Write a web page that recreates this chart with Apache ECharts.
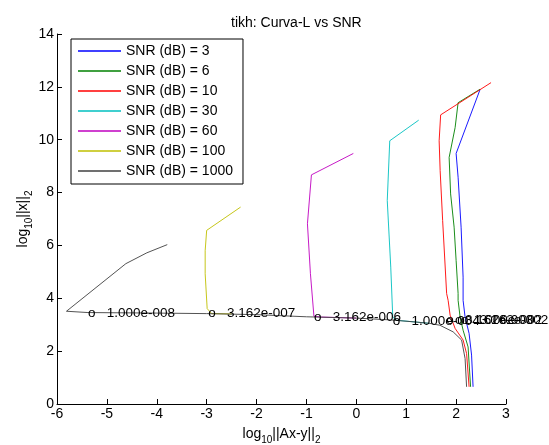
<!DOCTYPE html>
<html>
<head>
<meta charset="utf-8">
<script src="https://cdn.jsdelivr.net/npm/echarts@6/dist/echarts.min.js"></script>
<style>
html,body{margin:0;padding:0;background:#fff;}
#chart{width:549px;height:445px;}
</style>
</head>
<body>
<div id="chart"></div>
<script>
// ---- data ----
const seriesNames = ['SNR (dB) = 3', 'SNR (dB) = 6', 'SNR (dB) = 10', 'SNR (dB) = 30', 'SNR (dB) = 60', 'SNR (dB) = 100', 'SNR (dB) = 1000'];
const seriesColors = ['#0000ff', '#008000', '#ff0000', '#00bfbf', '#bf00bf', '#bfbf00', '#404040'];

const curveSNR3 = [[2.48, 11.90], [2.00, 9.48], [2.04, 8.58], [2.10, 6.69], [2.14, 4.80], [2.14, 3.92], [2.18, 3.29], [2.26, 2.67], [2.31, 1.85], [2.34, 0.65]];
const curveSNR6 = [[2.48, 11.91], [2.04, 11.40], [1.98, 10.46], [1.86, 9.33], [1.89, 7.95], [1.96, 6.69], [2.00, 5.43], [2.04, 4.18], [2.04, 3.92], [2.08, 3.29], [2.14, 2.79], [2.24, 2.16], [2.29, 0.65]];
const curveSNR10 = [[2.70, 12.16], [1.69, 10.94], [1.66, 9.96], [1.68, 8.83], [1.73, 6.94], [1.81, 4.18], [1.84, 3.92], [1.88, 3.36], [1.98, 2.86], [2.14, 2.42], [2.21, 1.91], [2.26, 0.65]];
const curveSNR30 = [[1.25, 10.74], [0.67, 9.96], [0.62, 7.70], [0.69, 5.18], [0.73, 3.29], [0.80, 3.17], [1.20, 3.10], [1.47, 3.05]];
const curveSNR60 = [[-0.06, 9.48], [-0.90, 8.67], [-0.98, 6.82], [-0.92, 4.93], [-0.85, 3.32], [-0.70, 3.29], [0.00, 3.25]];
const curveSNR100 = [[-2.32, 7.45], [-3.00, 6.57], [-3.03, 5.80], [-3.03, 4.93], [-2.99, 3.61], [-2.90, 3.42], [-2.50, 3.41]];
const curveSNR1000 = [[-3.79, 6.03], [-4.20, 5.72], [-4.62, 5.31], [-5.81, 3.51], [-5.38, 3.46], [-4.00, 3.44], [-3.00, 3.42], [-2.00, 3.38], [-1.00, 3.30], [0.00, 3.25], [0.70, 3.18], [1.20, 3.10], [1.47, 3.05], [1.675, 2.98], [1.94, 2.73], [2.11, 2.42], [2.18, 1.72], [2.21, 0.65]];

const lambdaText = ['1.000e-008', '3.162e-007', '3.162e-006', '1.000e-004', '3.162e-003', '1.000e-002', '3.162e-002'];
const lambdaX = [-5.38, -2.97, -0.85, 0.73, 1.80, 1.98, 2.10];
const lambdaY = [3.45, 3.42, 3.29, 3.14, 3.15, 3.15, 3.15];

const xTicks = { min: -6, max: 3, interval: 1 };
const yTicks = { min: 0, max: 14, interval: 2 };

// ---- build chart ----
const curves = [curveSNR3, curveSNR6, curveSNR10, curveSNR30, curveSNR60, curveSNR100, curveSNR1000];
const FONT = 'Liberation Sans, Arial, sans-serif';

const lineSeries = curves.map((c, i) => ({
  name: seriesNames[i],
  type: 'line',
  data: c,
  showSymbol: false,
  symbol: 'none',
  smooth: false,
  lineStyle: { color: seriesColors[i], width: 0.9 },
  itemStyle: { color: seriesColors[i] },
  emphasis: { disabled: true },
  animation: false
}));

const labelData = lambdaText.map((t, i) => [lambdaX[i], lambdaY[i], t]);

const labelSeries = {
  name: 'lambda',
  type: 'scatter',
  data: labelData,
  symbolSize: 0,
  silent: true,
  animation: false,
  z: 5,
  itemStyle: { color: '#000', opacity: 1 },
  label: {
    show: true,
    position: 'right',
    distance: 0,
    formatter: p => 'o   ' + p.data[2],
    color: '#000',
    opacity: 1,
    textBorderWidth: 0,
    fontFamily: FONT,
    fontSize: 13.5
  },
  labelLayout: { hideOverlap: false }
};

const richName = {
  n: { fontFamily: FONT, fontSize: 14, color: '#000', lineHeight: 16, verticalAlign: 'top' },
  s: { fontFamily: FONT, fontSize: 10, color: '#000', lineHeight: 10, padding: [8, 0, 0, 0], verticalAlign: 'top' }
};

const chart = echarts.init(document.getElementById('chart'), null, { renderer: 'canvas' });
chart.setOption({
  backgroundColor: '#fff',
  animation: false,
  title: {
    text: 'tikh: Curva-L vs SNR',
    left: 226,
    top: 11,
    textStyle: { fontFamily: FONT, fontSize: 14, fontWeight: 'normal', color: '#000' }
  },
  grid: { left: 57, right: 43, top: 34, bottom: 41, containLabel: false, outerBoundsMode: 'none' },
  legend: {
    data: seriesNames,
    orient: 'vertical',
    left: 71,
    top: 39,
    backgroundColor: '#fff',
    borderColor: '#000',
    borderWidth: 1,
    padding: [2, 10, 3, 7],
    itemGap: 0,
    itemWidth: 43,
    itemHeight: 1.5,
    icon: 'rect',
    selectedMode: false,
    textStyle: { fontFamily: FONT, fontSize: 14, color: '#000', lineHeight: 20 }
  },
  xAxis: {
    type: 'value',
    min: xTicks.min, max: xTicks.max, interval: xTicks.interval,
    splitLine: { show: false },
    axisLine: { onZero: false, lineStyle: { color: '#000', width: 1 } },
    axisTick: { inside: true, length: 5, lineStyle: { color: '#000' } },
    axisLabel: { margin: 3, color: '#000', fontFamily: FONT, fontSize: 14 },
    name: '{n|log}{s|10}{n|||Ax-y||}{s|2}',
    nameLocation: 'middle',
    nameMoveOverlap: false,
    nameGap: 23,
    nameTextStyle: { rich: richName }
  },
  yAxis: {
    type: 'value',
    min: yTicks.min, max: yTicks.max, interval: yTicks.interval,
    splitLine: { show: false },
    axisLine: { onZero: false, lineStyle: { color: '#000', width: 1 } },
    axisTick: { inside: true, length: 5, lineStyle: { color: '#000' } },
    axisLabel: { margin: 3, color: '#000', fontFamily: FONT, fontSize: 14 },
    name: '{n|log}{s|10}{n|||x||}{s|2}',
    nameLocation: 'middle',
    nameRotate: 90,
    nameMoveOverlap: false,
    nameGap: 25,
    nameTextStyle: { rich: richName }
  },
  series: lineSeries.concat([labelSeries])
});
</script>
</body>
</html>
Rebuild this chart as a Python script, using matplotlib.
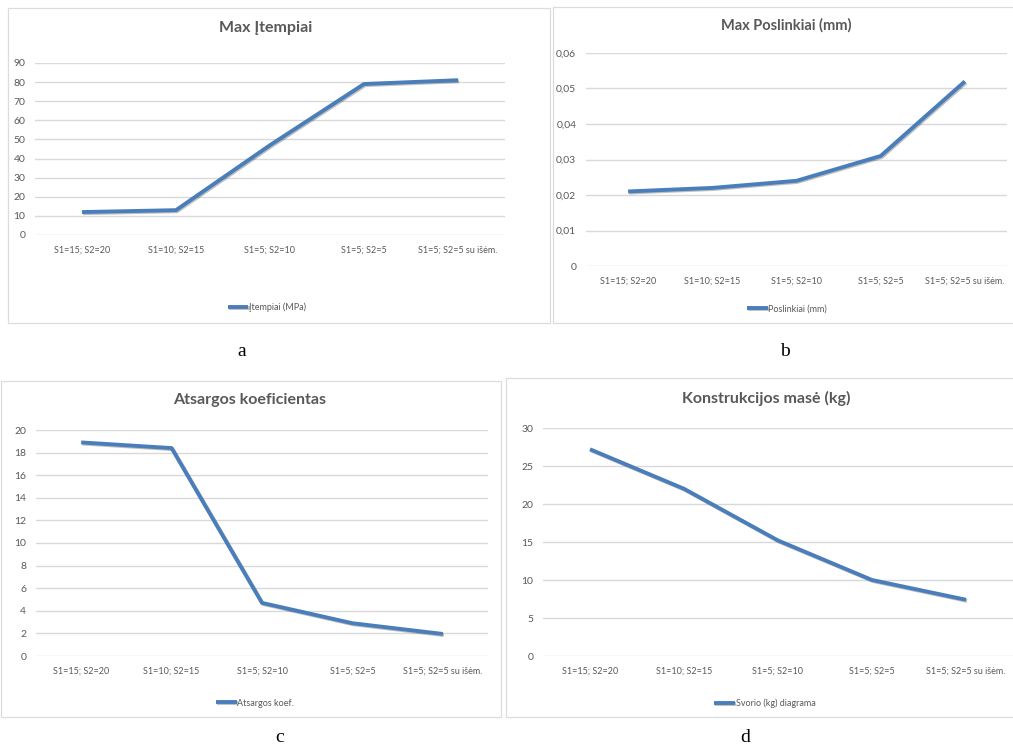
import matplotlib.pyplot as plt
import matplotlib.patheffects as pe
from matplotlib.patches import Rectangle
from matplotlib.ticker import FuncFormatter

plt.rcParams['font.family'] = ['Lato', 'DejaVu Sans']

categories = ['S1=15; S2=20', 'S1=10; S2=15', 'S1=5; S2=10', 'S1=5; S2=5', 'S1=5; S2=5 su išėm.']

itempiai = [12, 13, 47, 79, 81]
poslinkiai = [0.021, 0.022, 0.024, 0.031, 0.052]
atsargos = [18.9, 18.4, 4.7, 2.9, 1.95]
mase = [27.2, 22.0, 15.2, 10.0, 7.4]

W, H = 1013, 753
fig = plt.figure(figsize=(W / 100, H / 100), dpi=100)
fig.patch.set_facecolor('white')

LINE = '#4A7EBB'
GRID = '#D9D9D9'
TXT = '#595959'


def rect(l, t, r, b):
    # pixel box -> figure fraction
    return [l / W, 1 - b / H, (r - l) / W, (b - t) / H]


def border(l, t, r, b):
    fig.patches.append(Rectangle((l / W, 1 - b / H), (r - l) / W, (b - t) / H,
                                 transform=fig.transFigure, fill=False,
                                 edgecolor='#DCDCDC', lw=0.9))


def panel(box, vals, ymax, step, title, tsize, tpos, label, lpos, fmt=None, lab='a', labpos=None):
    ax = fig.add_axes(rect(*box))
    ax.plot(range(len(vals)), vals, color=LINE, lw=2.8, solid_capstyle='butt',
            label=label,
            path_effects=[pe.SimpleLineShadow(offset=(0.8, -0.8), alpha=0.25),
                          pe.Normal()])
    ax.set_xlim(-0.5, len(vals) - 0.5)
    ax.set_ylim(0, ymax)
    n = int(round(ymax / step))
    ax.set_yticks([i * step for i in range(n + 1)])
    ax.set_xticks(range(len(categories)))
    ax.set_xticklabels(categories)
    if fmt:
        ax.yaxis.set_major_formatter(FuncFormatter(fmt))
    ax.grid(axis='y', color=GRID, lw=1)
    ax.set_axisbelow(True)
    for s in ax.spines.values():
        s.set_visible(False)
    ax.tick_params(length=0, colors=TXT, labelsize=6.5)
    ax.tick_params(axis='y', pad=7, labelsize=7.5)
    ax.tick_params(axis='x', pad=8)
    fig.text(tpos[0] / W, 1 - tpos[1] / H, title, ha='center', va='center',
             fontsize=tsize, fontweight='bold', color=TXT)
    ax.legend(loc='center', bbox_to_anchor=(lpos[0] / W, 1 - lpos[1] / H),
              bbox_transform=fig.transFigure, frameon=False, fontsize=6.5,
              handlelength=2.3, handletextpad=0.1, labelcolor=TXT)
    fig.text(labpos[0] / W, 1 - labpos[1] / H, lab, ha='center', va='center',
             fontsize=14, family='Liberation Serif', color='black')
    return ax


border(8, 8, 550, 323)
border(553, 7, 1020, 323)
border(1, 381, 501, 717)
border(506, 378, 1020, 717)

panel((35, 63, 505, 235), itempiai, 90, 10, 'Max Įtempiai', 11.5, (266, 28),
      'Įtempiai (MPa)', (267, 307), lab='a', labpos=(242, 352))
panel((586, 53, 1007, 266), poslinkiai, 0.06, 0.01, 'Max Poslinkiai (mm)', 10.5, (786, 25),
      'Poslinkiai (mm)', (787, 309),
      fmt=lambda v, p: '0' if abs(v) < 1e-9 else ('%.2f' % v).replace('.', ','),
      lab='b', labpos=(785, 352))
panel((36, 430, 488, 656), atsargos, 20, 2, 'Atsargos koeficientas', 11.5, (250, 400),
      'Atsargos koef.', (255, 703), lab='c', labpos=(280, 737))
panel((543, 428, 1013, 656), mase, 30, 5, 'Konstrukcijos masė (kg)', 11.5, (766, 398),
      'Svorio (kg) diagrama', (765, 703), lab='d', labpos=(745, 737))

fig.savefig('out.png', dpi=100)
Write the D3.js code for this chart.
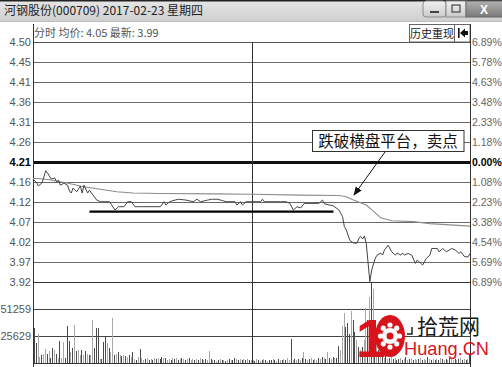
<!DOCTYPE html>
<html><head><meta charset="utf-8">
<script src="https://cdn.jsdelivr.net/npm/d3@7"></script>
<style>html,body{margin:0;padding:0;background:#fff;overflow:hidden}svg{display:block}</style>
</head><body><svg id="c" width="502" height="367"></svg>
<script>
// ---------------- data ----------------
const titleText = "河钢股份(000709) 2017-02-23 星期四";
const subtitleText = "分时 均价: 4.05 最新: 3.99";
const buttonText = "历史重现";
const prevClose = 4.21;
const priceMin = 3.92, priceMax = 4.50;
const priceTickLabels = ["4.50","4.45","4.41","4.36","4.31","4.26","4.21","4.16","4.12","4.07","4.02","3.97","3.92"];
const pctTickLabels = ["6.89%","5.78%","4.63%","3.48%","2.33%","1.18%","0.00%","1.08%","2.23%","3.38%","4.54%","5.69%","6.89%"];
const volTickValues = [51259, 25629];
const volMax = 76888;

// price line (minute index, price)
const priceMinutes = [0,2,3,5,7,8,10,12,13,14,15,17,19,20,21,22,24,26,27,28,30,31,33,35,37,42,45,47,50,52,54,56,58,60,62,70,72,73,75,78,80,84,88,90,92,96,98,101,104,106,111,112,114,115,117,120,125,126,127,136,139,141,143,145,147,149,157,159,160,165,168,170,171,172,174,176,178,179,180,181,182,183,185,186,188,189,191,192,193,195,197,199,200,202,203,204,206,208,210,211,213,214,216,218,219,222,223,225,227,230,232,234,235,237,239,240];
const priceValues  = [4.169,4.160,4.152,4.160,4.189,4.183,4.169,4.171,4.162,4.166,4.154,4.159,4.154,4.140,4.135,4.147,4.138,4.152,4.135,4.154,4.135,4.142,4.130,4.118,4.114,4.114,4.094,4.102,4.102,4.114,4.114,4.102,4.102,4.102,4.102,4.102,4.114,4.106,4.114,4.118,4.120,4.118,4.114,4.120,4.114,4.118,4.120,4.120,4.117,4.114,4.114,4.106,4.114,4.106,4.114,4.114,4.114,4.120,4.114,4.114,4.114,4.110,4.094,4.102,4.099,4.110,4.110,4.118,4.109,4.104,4.094,4.078,4.054,4.046,4.021,4.014,4.014,4.026,4.030,4.024,4.031,4.014,3.921,3.949,3.978,3.985,3.990,3.985,3.997,4.009,3.993,3.985,3.990,3.985,3.990,3.985,3.989,3.985,3.965,3.973,3.965,3.961,3.977,3.985,4.001,4.001,3.993,4.001,3.993,4.001,3.997,3.989,3.993,3.981,3.981,3.989];

// average price line (minute index, price)
const avgMinutes = [0,3,9,18,28,37,46,55,70,100,120,147,168,172,176,183,186,189,191,197,209,218,240];
const avgValues  = [4.170,4.170,4.167,4.160,4.150,4.144,4.138,4.135,4.134,4.133,4.132,4.130,4.129,4.126,4.118,4.106,4.095,4.083,4.075,4.068,4.066,4.061,4.055];

// volume per minute (thousand shares), 240 bars
const volumes = [
33,19,28,6,8,9,13,9,11,5, 14,12,9,5,21,5,20,5,35,21, 10,14,36,11,12,8,12,8,11,9, 8,8,41,14,33,33,4,4,20,25,
19,14,10,43,8,9,10,8,7,8, 7,6,8,6,10,4,3,6,13,5, 3,4,5,3,4,3,5,4,5,4, 6,5,5,3,4,3,5,4,5,3,
4,5,4,3,4,5,3,4,3,4, 3,5,4,3,4,3,11,4,3,3, 2,3,4,3,3,2,3,4,3,3, 5,4,3,4,3,4,3,4,3,3,
3,2,4,3,2,3,4,3,2,3, 3,4,3,2,4,3,3,4,3,5, 3,23,3,4,3,4,3,5,10,4, 3,4,5,3,4,3,5,4,6,5,
4,10,5,4,6,5,5,16,12,35, 47,34,38,28,49,41,29,22,15,12, 15,22,52,41,63,80,70,30,20,12, 8,6,5,7,4,5,6,4,5,3,
4,5,3,4,6,3,4,5,3,4, 3,4,5,3,4,3,6,4,3,4, 3,4,3,5,4,3,4,3,5,4, 3,4,3,4,5,3,4,3,4,8];
// bar tone per minute: d = dark, l = light
const volumeTone =
"ddlldlldld"+"dldldllddd"+"ldldlldldl"+"dlldddlddd"+"ldlldldldl"+"dldldldldl"+
"ldldldldld"+"dldlldldld"+"ldldldlldl"+"dldldlldld"+"ldldldldld"+"dldldldldl"+
"ldldldldld"+"dldldldldl"+"ldldldldld"+"ldldlldldl"+"dldldlddll"+"ldddlddldl"+
"dlldldldld"+"ldldldldld"+"dldldldldl"+"ldldlldldl"+"dldldldldl"+"ldldldldld";

const supportPrice = 4.090, supportFrom = 31, supportTo = 165;
const annotationText = "跌破横盘平台，卖点";
const logoCn = "拾荒网", logoEn = "Huang.CN";

// ---------------- layout ----------------
const svg = d3.select("#c");
const L = 33, R = 470, T = 42, PB = 282, VB = 363;
const x = d3.scaleLinear().domain([0, 240]).range([L, R]);
const y = d3.scaleLinear().domain([priceMin, priceMax]).range([PB, T]);
const yv = d3.scaleLinear().domain([0, volMax]).range([VB, PB]);
const NUM = "'Liberation Sans', Arial, sans-serif";
const CJK = "'Noto Sans CJK SC', 'Liberation Sans', sans-serif";

svg.append("rect").attr("width", 502).attr("height", 367).attr("fill", "#fff");

// title bar
const defs = svg.append("defs");
const g1 = defs.append("linearGradient").attr("id", "tb").attr("x1", 0).attr("y1", 0).attr("x2", 0).attr("y2", 1);
g1.append("stop").attr("offset", "0").attr("stop-color", "#e6e6e6");
g1.append("stop").attr("offset", "1").attr("stop-color", "#cfcfcf");
svg.append("rect").attr("x", 0).attr("y", 0).attr("width", 502).attr("height", 21).attr("fill", "url(#tb)");
svg.append("rect").attr("x", 0).attr("y", 0).attr("width", 502).attr("height", 1.5).attr("fill", "#222");
svg.append("line").attr("x1", 0).attr("x2", 502).attr("y1", 21.5).attr("y2", 21.5).attr("stroke", "#bdbdbd");
svg.append("text").attr("x", 4).attr("y", 15).attr("font-family", CJK).attr("font-size", 12)
  .attr("fill", "#222").text(titleText);

// window buttons
const gb = defs.append("linearGradient").attr("id", "bt").attr("x1", 0).attr("y1", 0).attr("x2", 0).attr("y2", 1);
gb.append("stop").attr("offset", "0").attr("stop-color", "#f2f2f2");
gb.append("stop").attr("offset", "1").attr("stop-color", "#cacaca");
const gc = defs.append("linearGradient").attr("id", "cl").attr("x1", 0).attr("y1", 0).attr("x2", 0).attr("y2", 1);
gc.append("stop").attr("offset", "0").attr("stop-color", "#b0b0b0");
gc.append("stop").attr("offset", "1").attr("stop-color", "#7a7a7a");
svg.append("rect").attr("x", 423).attr("y", 1).attr("width", 23).attr("height", 16).attr("rx", 3)
  .attr("fill", "url(#bt)").attr("stroke", "#8a8a8a");
svg.append("rect").attr("x", 430).attr("y", 11).attr("width", 9).attr("height", 2).attr("fill", "#444");
svg.append("rect").attr("x", 446).attr("y", 1).attr("width", 20).attr("height", 16)
  .attr("fill", "url(#bt)").attr("stroke", "#8a8a8a");
svg.append("rect").attr("x", 452).attr("y", 5).attr("width", 8).attr("height", 7).attr("fill", "none")
  .attr("stroke", "#444").attr("stroke-width", 1.2);
svg.append("rect").attr("x", 466).attr("y", 1).attr("width", 38).attr("height", 16)
  .attr("fill", "url(#cl)").attr("stroke", "#6a6a6a");
svg.append("text").attr("x", 484).attr("y", 13.5).attr("text-anchor", "middle").attr("font-family", NUM)
  .attr("font-weight", "bold").attr("font-size", 12).attr("fill", "#fff").text("X");

// sub header
svg.append("text").attr("x", 34).attr("y", 37).attr("font-family", CJK).attr("font-size", 11)
  .attr("fill", "#555").text(subtitleText);
svg.append("rect").attr("x", 409.5).attr("y", 24.5).attr("width", 45).attr("height", 17.5)
  .attr("fill", "#fff").attr("stroke", "#666");
svg.append("text").attr("x", 432).attr("y", 37.5).attr("text-anchor", "middle").attr("font-family", CJK)
  .attr("font-size", 11).attr("fill", "#222").text(buttonText);
svg.append("rect").attr("x", 454.5).attr("y", 24.5).attr("width", 15.5).attr("height", 17.5)
  .attr("fill", "#fff").attr("stroke", "#666");
svg.append("rect").attr("x", 458).attr("y", 28).attr("width", 1.6).attr("height", 10).attr("fill", "#111");
svg.append("path").attr("d", "M460,33 L465,28.5 L465,31 L468,31 L468,35 L465,35 L465,37.5 Z").attr("fill", "#111");

// grid
const n = priceTickLabels.length - 1;
const tickVals = d3.range(n + 1).map(i => priceMax - i * (priceMax - priceMin) / n);
const grid = svg.append("g").attr("shape-rendering", "crispEdges");
tickVals.forEach((v, i) => {
  if (i === 0) return;
  const isMid = Math.abs(v - prevClose) < 1e-6;
  const yy = Math.round(y(v)) + 0.5;
  grid.append("line").attr("x1", L).attr("x2", R).attr("y1", yy).attr("y2", yy)
    .attr("stroke", isMid ? "#111" : (i === n ? "#333" : "#6a6a6a"))
    .attr("stroke-width", isMid ? 2.5 : 1);
});
volTickValues.forEach(v => {
  const yy = Math.round(yv(v)) + 0.5;
  grid.append("line").attr("x1", L).attr("x2", R).attr("y1", yy).attr("y2", yy).attr("stroke", "#444");
});
grid.append("line").attr("x1", L).attr("x2", R).attr("y1", T + 0.5).attr("y2", T + 0.5).attr("stroke", "#555");
grid.append("line").attr("x1", L).attr("x2", R).attr("y1", VB + 0.5).attr("y2", VB + 0.5).attr("stroke", "#333").attr("stroke-width", 1.5);
grid.append("line").attr("x1", Math.round(x(120)) + 0.5).attr("x2", Math.round(x(120)) + 0.5)
  .attr("y1", T).attr("y2", VB).attr("stroke", "#333").attr("stroke-width", 1.5);
grid.append("line").attr("x1", L + 0.5).attr("x2", L + 0.5).attr("y1", 24).attr("y2", 367).attr("stroke", "#333");
grid.append("line").attr("x1", R + 0.5).attr("x2", R + 0.5).attr("y1", 24).attr("y2", 367).attr("stroke", "#333");

// volume bars
const bars = svg.append("g").attr("shape-rendering", "crispEdges");
volumes.forEach((v, i) => {
  const val = Math.min(v * 1000, volMax);
  const xx = Math.round(x(i)) + 1;
  bars.append("rect").attr("x", xx).attr("width", 1)
    .attr("y", yv(val)).attr("height", VB - yv(val))
    .attr("fill", volumeTone[i] === "d" ? "#4a4a4a" : "#a8a8a8");
});

// lines
const avgData = avgMinutes.map((m, i) => [m, avgValues[i]]);
const priceData = priceMinutes.map((m, i) => [m, priceValues[i]]);
const line = d3.line().x(d => x(d[0])).y(d => y(d[1]));
svg.append("path").attr("d", line(avgData)).attr("fill", "none").attr("stroke", "#8c8c8c").attr("stroke-width", 1.1);
svg.append("path").attr("d", line(priceData)).attr("fill", "none").attr("stroke", "#444").attr("stroke-width", 1);

// support line
svg.append("line").attr("x1", x(supportFrom)).attr("x2", x(supportTo))
  .attr("y1", y(supportPrice)).attr("y2", y(supportPrice)).attr("stroke", "#000").attr("stroke-width", 2.2);

// annotation
svg.append("rect").attr("x", 312.5).attr("y", 130.5).attr("width", 151.5).attr("height", 21)
  .attr("fill", "#fff").attr("stroke", "#333");
svg.append("text").attr("x", 388).attr("y", 146.5).attr("text-anchor", "middle").attr("font-family", CJK)
  .attr("font-size", 15.5).attr("fill", "#111").text(annotationText);
defs.append("marker").attr("id", "ah").attr("viewBox", "0 0 10 10").attr("refX", 9).attr("refY", 5)
  .attr("markerWidth", 9).attr("markerHeight", 9).attr("orient", "auto").attr("markerUnits", "userSpaceOnUse")
  .append("path").attr("d", "M0,1 L10,5 L0,9 Z").attr("fill", "#111");
svg.append("line").attr("x1", 385).attr("y1", 152).attr("x2", 354).attr("y2", 195)
  .attr("stroke", "#111").attr("stroke-width", 1).attr("marker-end", "url(#ah)");

// axis labels
const labels = svg.append("g").attr("font-family", NUM).attr("font-size", 11);
tickVals.forEach((v, i) => {
  const isMid = Math.abs(v - prevClose) < 1e-6;
  labels.append("text").attr("x", 31).attr("y", y(v) + 4).attr("text-anchor", "end")
    .attr("fill", isMid ? "#000" : "#555").attr("font-weight", isMid ? "bold" : "normal")
    .text(priceTickLabels[i]);
  labels.append("text").attr("x", 472).attr("y", y(v) + 4).attr("font-size", 10.5)
    .attr("fill", isMid ? "#000" : "#666").attr("font-weight", isMid ? "bold" : "normal")
    .text(pctTickLabels[i]);
});
volTickValues.forEach(v => {
  labels.append("text").attr("x", 31).attr("y", yv(v) + 4).attr("text-anchor", "end")
    .attr("fill", "#555").text(v);
});

// watermark logo
const logo = svg.append("g");
const red = "#d7141c";
logo.append("text").attr("x", 356).attr("y", 357).attr("font-family", NUM).attr("font-weight", "bold")
  .attr("font-size", 54).attr("fill", red).text("1");
logo.append("ellipse").attr("cx", 390).attr("cy", 336).attr("rx", 15).attr("ry", 21).attr("fill", red);
d3.range(8).forEach(k => {
  const a = k * Math.PI / 4;
  logo.append("circle").attr("cx", 390 + Math.cos(a) * 9.5).attr("cy", 336 + Math.sin(a) * 11)
    .attr("r", 2.6).attr("fill", "#fff");
});
logo.append("circle").attr("cx", 390).attr("cy", 336).attr("r", 8).attr("fill", "#fff");
logo.append("circle").attr("cx", 390).attr("cy", 336).attr("r", 3.5).attr("fill", red);
logo.append("path").attr("d", "M407,334 L412,334 L412,327").attr("fill", "none").attr("stroke", "#222").attr("stroke-width", 1.5);
logo.append("text").attr("x", 417).attr("y", 334).attr("font-family", CJK).attr("font-size", 21)
  .attr("fill", "#1a1a1a").text(logoCn);
logo.append("text").attr("x", 404).attr("y", 355).attr("font-family", NUM).attr("font-size", 19)
  .attr("fill", red).attr("textLength", 85).attr("lengthAdjust", "spacingAndGlyphs").text(logoEn);
</script></body></html>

Task objective
Print everything from the line with "Rebuild this chart" down to the line with "edgecolor='#DCDCDC', lw=0.9))" in the entries above, both lines included and nothing more, without the pictures.

Result of the exercise
Rebuild this chart as a Python script, using matplotlib.
import matplotlib.pyplot as plt
import matplotlib.patheffects as pe
from matplotlib.patches import Rectangle
from matplotlib.ticker import FuncFormatter

plt.rcParams['font.family'] = ['Lato', 'DejaVu Sans']

categories = ['S1=15; S2=20', 'S1=10; S2=15', 'S1=5; S2=10', 'S1=5; S2=5', 'S1=5; S2=5 su išėm.']

itempiai = [12, 13, 47, 79, 81]
poslinkiai = [0.021, 0.022, 0.024, 0.031, 0.052]
atsargos = [18.9, 18.4, 4.7, 2.9, 1.95]
mase = [27.2, 22.0, 15.2, 10.0, 7.4]

W, H = 1013, 753
fig = plt.figure(figsize=(W / 100, H / 100), dpi=100)
fig.patch.set_facecolor('white')

LINE = '#4A7EBB'
GRID = '#D9D9D9'
TXT = '#595959'


def rect(l, t, r, b):
    # pixel box -> figure fraction
    return [l / W, 1 - b / H, (r - l) / W, (b - t) / H]


def border(l, t, r, b):
    fig.patches.append(Rectangle((l / W, 1 - b / H), (r - l) / W, (b - t) / H,
                                 transform=fig.transFigure, fill=False,
                                 edgecolor='#DCDCDC', lw=0.9))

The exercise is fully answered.